Читаем Русский канон. Книги ХХ века. От Чехова до Набокова полностью

Зощенко сам идет навстречу этим ожиданиям. Он не раз повторяет одну и ту же мысль и даже фразу: «У нас до сих пор идет традиция прежней интеллигентской литературы, в которой главным образом предмет искусства – психологические переживания интеллигента. Надо разбить эту традицию потому, что нельзя писать так, как будто в стране ничего не случилось» («Литература должна быть народной»).

Между тем в стране «случилась» революция. На осознании этого фундаментального факта строится поэтика Зощенко 1920-х годов. Он предполагает принципиальную смену всех литературных координат.

«Вот в литературе существует так называемый „социальный заказ“. Предполагаю, что заказ этот в настоящее время сделан неверно.

Есть мнение, что сейчас заказан красный Лев Толстой.

Видимо, заказ этот сделан каким-нибудь неосторожным издательством. Ибо вся жизнь, общественность и все окружение, в котором живет сейчас писатель, – заказывают, конечно же, не красного Льва Толстого. И если говорить о заказе, то заказана вещь в той неуважаемой мелкой форме, с которой, по крайней мере раньше, связывались самые плохие литературные традиции» («О себе, о критиках и о своей работе»).
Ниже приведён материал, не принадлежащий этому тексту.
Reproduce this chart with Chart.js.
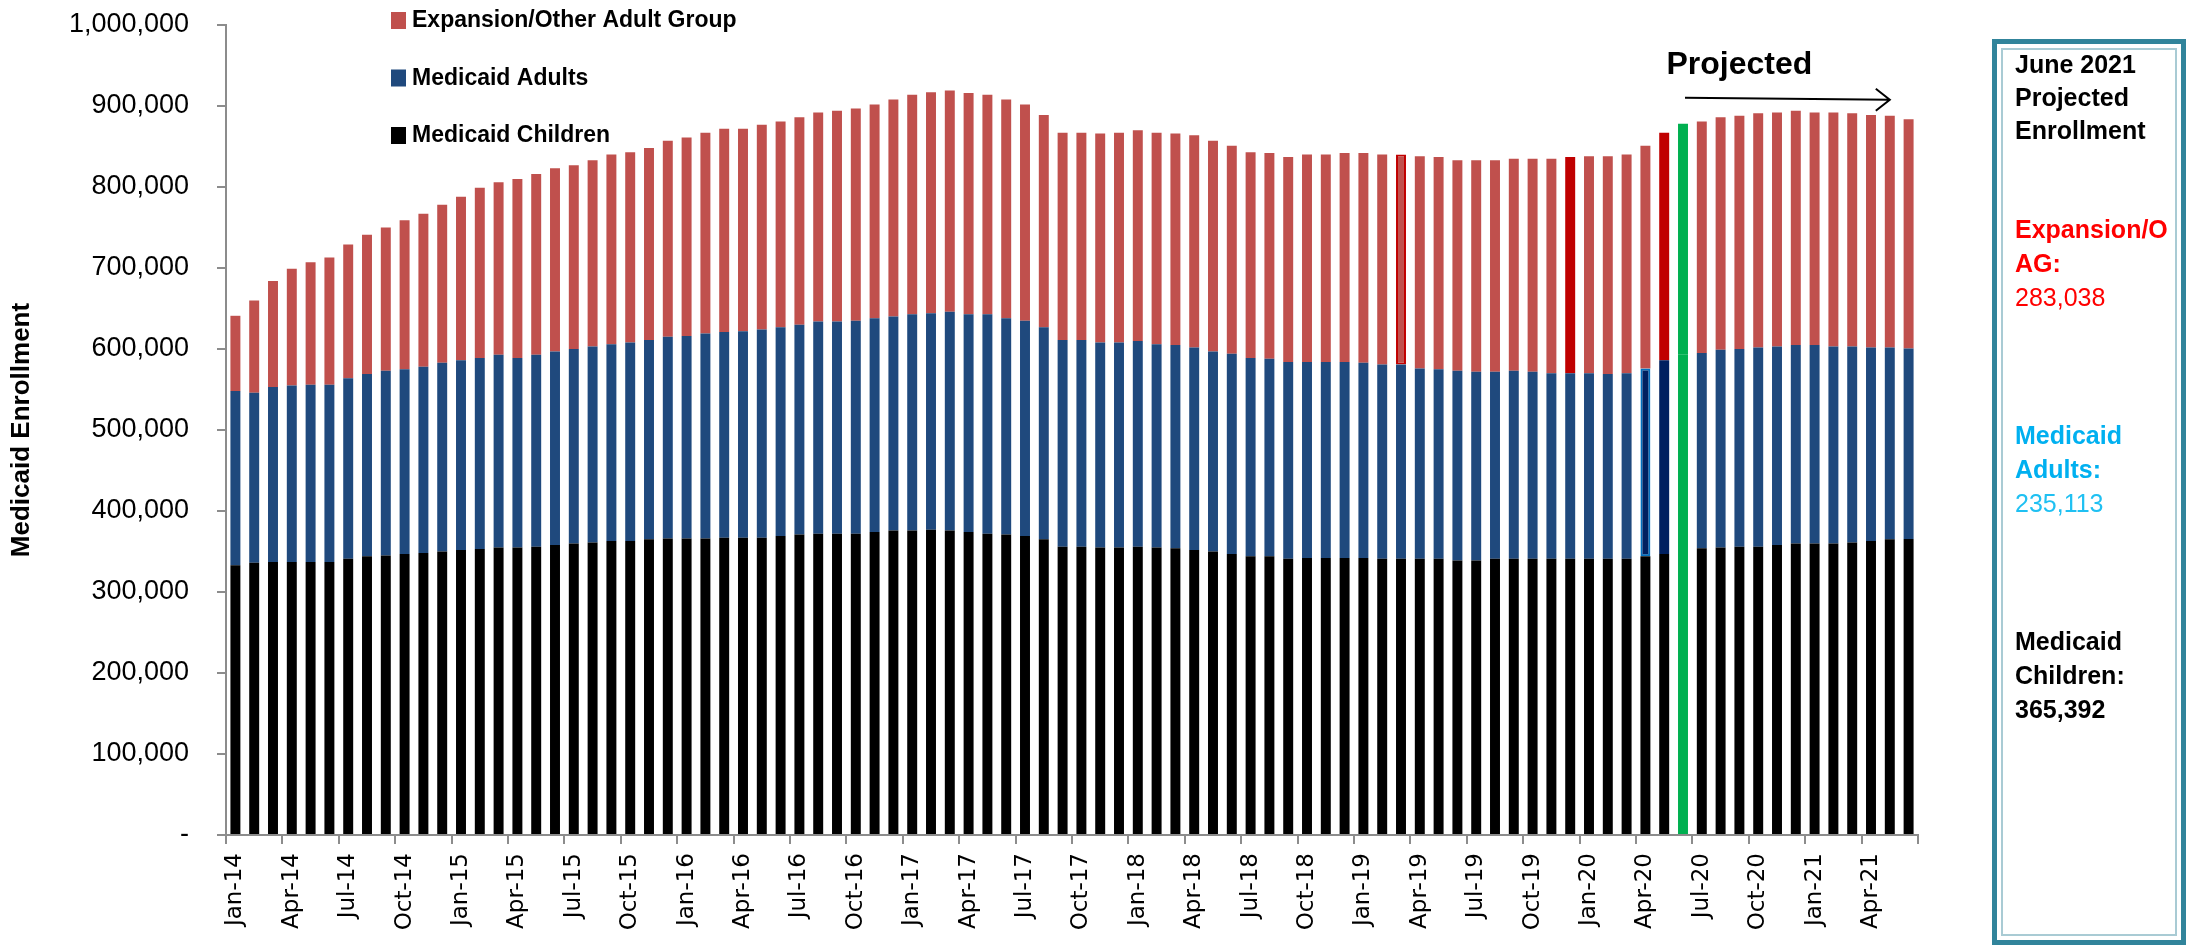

Зощенко берет этот заказ на неуважаемую мелкую форму, «чушь», «ерунду собачью».

Вполне в духе социального заказа эпохи он обозначает тематику своих рассказов: «Ошибки нет. Я пишу о мещанстве. Да, у нас нет мещанства как класса, но я по большей части делаю собирательный тип. В каждом из нас имеются те или иные черты и мещанина, и собственника, и стяжателя. Я соединяю эти характерные, часто затушеванные черты в одном герое, и тогда этот герой становится нам знакомым и где-то виденным» («Возвращенная молодость»).

Он резко меняет образ адресата: «Для кого я пишу? Я пишу, я, во всяком случае, имею стремление писать для массового советского читателя».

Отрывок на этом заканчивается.